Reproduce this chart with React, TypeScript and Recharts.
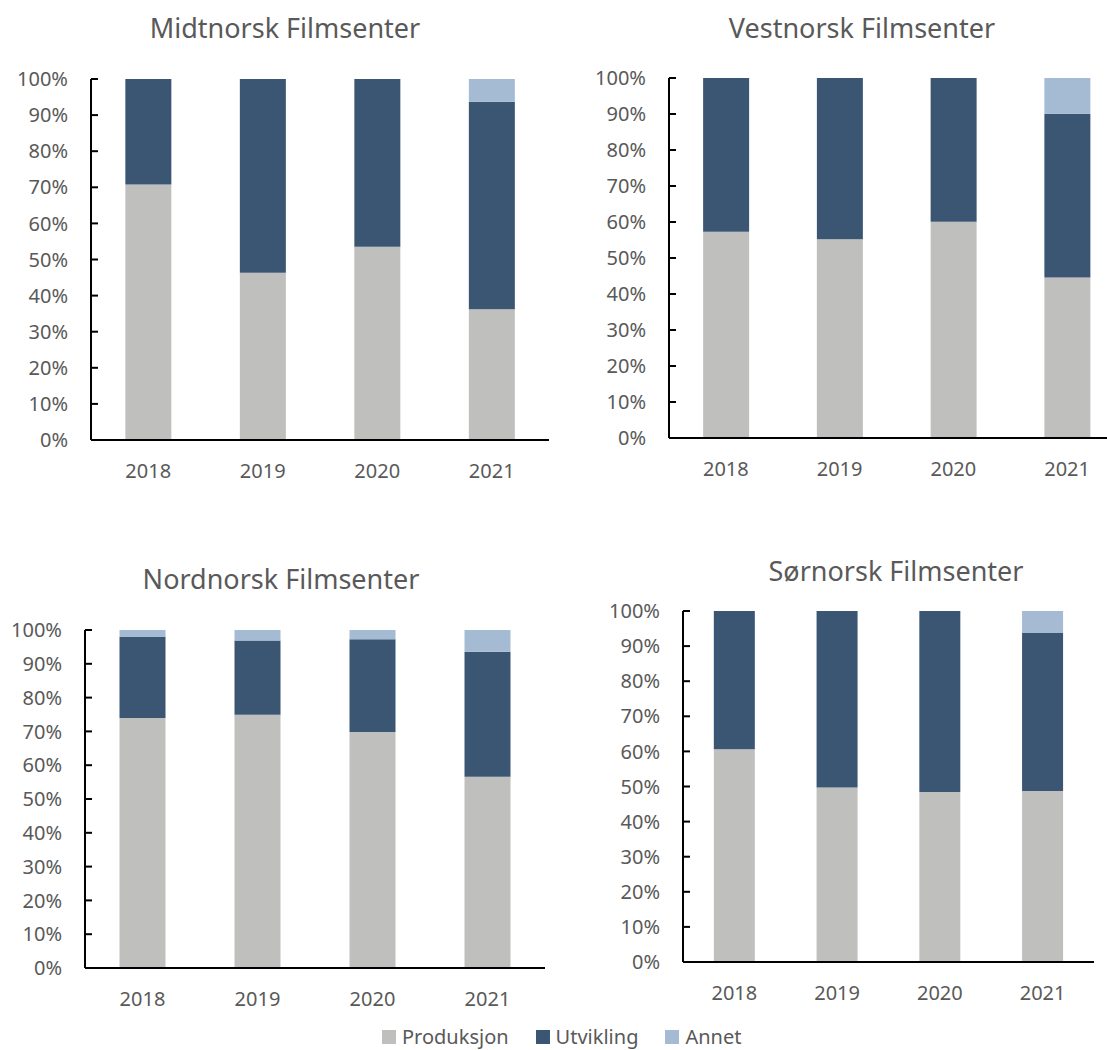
import React from 'react';
import { BarChart, Bar, XAxis, YAxis } from 'recharts';

// category labels
const years = ['2018', '2019', '2020', '2021'];
const yTicks = [0, 10, 20, 30, 40, 50, 60, 70, 80, 90, 100];

// shares in percent
const midtProduksjon = [70.8, 46.3, 53.5, 36.2];
const midtUtvikling = [29.2, 53.7, 46.5, 57.5];
const midtAnnet = [0, 0, 0, 6.3];

const vestProduksjon = [57.3, 55.2, 60.1, 44.6];
const vestUtvikling = [42.7, 44.8, 39.9, 45.5];
const vestAnnet = [0, 0, 0, 9.9];

const nordProduksjon = [74.0, 74.9, 69.8, 56.6];
const nordUtvikling = [23.9, 22.0, 27.5, 37.0];
const nordAnnet = [2.1, 3.1, 2.7, 6.4];

const sorProduksjon = [60.6, 49.7, 48.4, 48.7];
const sorUtvikling = [39.4, 50.3, 51.6, 45.0];
const sorAnnet = [0, 0, 0, 6.3];

const seriesNames = ['Produksjon', 'Utvikling', 'Annet'];
const seriesColors = ['#BFBFBD', '#3A5673', '#A5BBD3'];

const TEXT = '#595959';
const FONT = '"Noto Sans", sans-serif';

const build = (p: number[], u: number[], a: number[]) =>
  years.map((year, i) => ({ year, Produksjon: p[i], Utvikling: u[i], Annet: a[i] }));

const X_H = 60;
const TOP_PAD = 16;

interface PanelProps {
  title: string;
  data: any[];
  plotLeft: number;
  plotTop: number;
  plotWidth: number;
  plotHeight: number;
  titleX: number;
  titleY: number;
}

const Panel: React.FC<PanelProps> = ({ title, data, plotLeft, plotTop, plotWidth, plotHeight, titleX, titleY }) => {
  const right = 10;
  // y axis takes all the room left of the plot
  const yW = plotLeft;
  return (
    <>
      <div
        style={{
          position: 'absolute',
          left: titleX - 200,
          width: 400,
          top: titleY - 18,
          height: 36,
          lineHeight: '36px',
          textAlign: 'center',
          fontFamily: FONT,
          fontSize: 27,
          color: TEXT,
        }}
      >
        {title}
      </div>
      <div style={{ position: 'absolute', left: plotLeft - yW, top: plotTop - TOP_PAD }}>
        <BarChart
          width={plotWidth + yW + right}
          height={plotHeight + TOP_PAD + X_H}
          data={data}
          margin={{ top: TOP_PAD, right, left: 0, bottom: 0 }}
          barCategoryGap="30%"
        >
          <XAxis
            dataKey="year"
            height={X_H}
            tickLine={false}
            tickSize={0}
            tickMargin={24}
            axisLine={{ stroke: '#000', strokeWidth: 2 }}
            tick={{ fill: TEXT, fontSize: 20, fontFamily: FONT }}
          />
          <YAxis
            width={yW}
            domain={[0, 100]}
            ticks={yTicks}
            interval={0}
            allowDataOverflow
            tickSize={-7}
            tickMargin={30}
            tickLine={{ stroke: '#000', strokeWidth: 2 }}
            axisLine={{ stroke: '#000', strokeWidth: 2 }}
            tickFormatter={(v: number) => `${v}%`}
            tick={{ fill: TEXT, fontSize: 20, fontFamily: FONT }}
          />
          {seriesNames.map((name, i) => (
            <Bar key={name} dataKey={name} stackId="a" fill={seriesColors[i]} isAnimationActive={false} />
          ))}
        </BarChart>
      </div>
    </>
  );
};

const Legend: React.FC = () => (
  <div
    style={{
      position: 'absolute',
      left: 382,
      top: 1025,
      display: 'flex',
      alignItems: 'center',
      fontFamily: FONT,
      fontSize: 20,
      color: TEXT,
      lineHeight: '24px',
    }}
  >
    {seriesNames.map((name, i) => (
      <div key={name} style={{ display: 'flex', alignItems: 'center', marginRight: 27 }}>
        <span style={{ width: 14, height: 14, background: seriesColors[i], marginRight: 6, display: 'inline-block' }} />
        <span>{name}</span>
      </div>
    ))}
  </div>
);

export default function App() {
  return (
    <div
      style={{
        position: 'absolute',
        left: 0,
        top: 0,
        width: 1107,
        height: 1050,
        overflow: 'hidden',
        background: '#fff',
      }}
    >
      <Panel
        title="Midtnorsk Filmsenter"
        data={build(midtProduksjon, midtUtvikling, midtAnnet)}
        plotLeft={91}
        plotTop={79}
        plotWidth={458}
        plotHeight={361}
        titleX={285}
        titleY={28}
      />
      <Panel
        title="Vestnorsk Filmsenter"
        data={build(vestProduksjon, vestUtvikling, vestAnnet)}
        plotLeft={669}
        plotTop={78}
        plotWidth={455}
        plotHeight={360}
        titleX={862}
        titleY={28}
      />
      <Panel
        title="Nordnorsk Filmsenter"
        data={build(nordProduksjon, nordUtvikling, nordAnnet)}
        plotLeft={85}
        plotTop={630}
        plotWidth={460}
        plotHeight={338}
        titleX={281}
        titleY={579}
      />
      <Panel
        title="Sørnorsk Filmsenter"
        data={build(sorProduksjon, sorUtvikling, sorAnnet)}
        plotLeft={683}
        plotTop={611}
        plotWidth={411}
        plotHeight={351}
        titleX={896}
        titleY={571}
      />
      <Legend />
    </div>
  );
}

* Short task *
Give only the number of lines above that hold the string "React".

* Solution *
4